Lake in Innlandet, Norway

Vinstervatna (parts of the lake are known as: Sandvatnet, Kaldfjorden, or Øyvatnet) is a man-made reservoir in Innlandet county, Norway. The 19.18 km2 lake is rather unique because it was created after a hydroelectric dam was built. After completion of the dam, the river flooded and several smaller lakes rose and became connected as one large lake. The lake lies on the border of Nord-Fron Municipality, Sør-Fron Municipality and Øystre Slidre Municipality.

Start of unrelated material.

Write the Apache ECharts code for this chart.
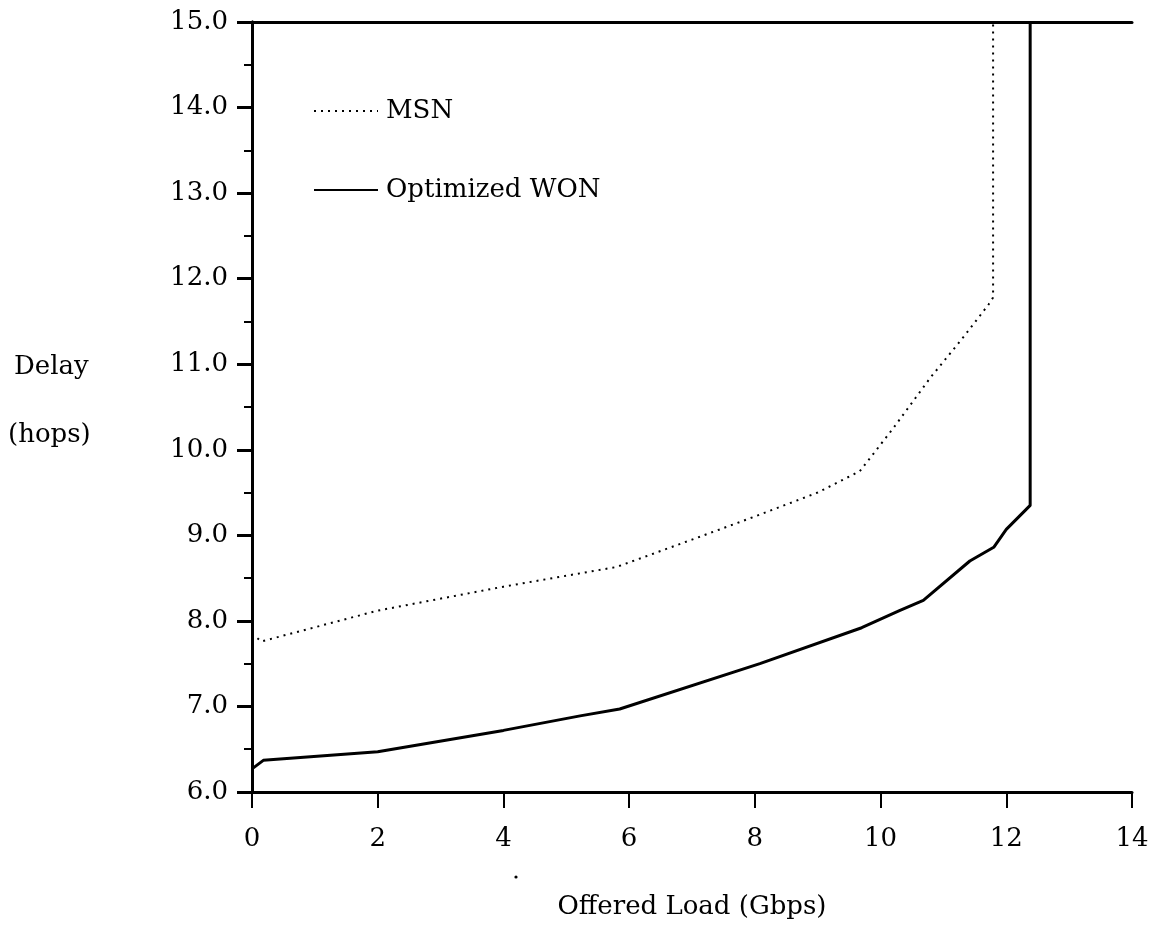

Water enters from the nearby lake Vinstre to the west. The lake sits at an elevation of 1019 m above sea level. The lake is located about 40 km southwest of the town of Vinstra and about 20 km northeast of the village of Beitostølen. The lake marks the northwestern boundary of Langsua National Park.

==Names==
Since the completion of the dam and the flooding of the area, the new lake has been referred to as Vinstervatna, after the nearby lake Vinstre which flows into this lake. Several parts of the large lake are still referred to by different names: Sandvatnet is the western part, Kaldfjorden is the central portion, and Øyvatnet is the eastern part (referencing the old names of the old, smaller lakes that once were located in those areas). Kaldfjorden was the largest of the old lakes and the present lake in its entirety is also sometimes known as Kaldfjorden.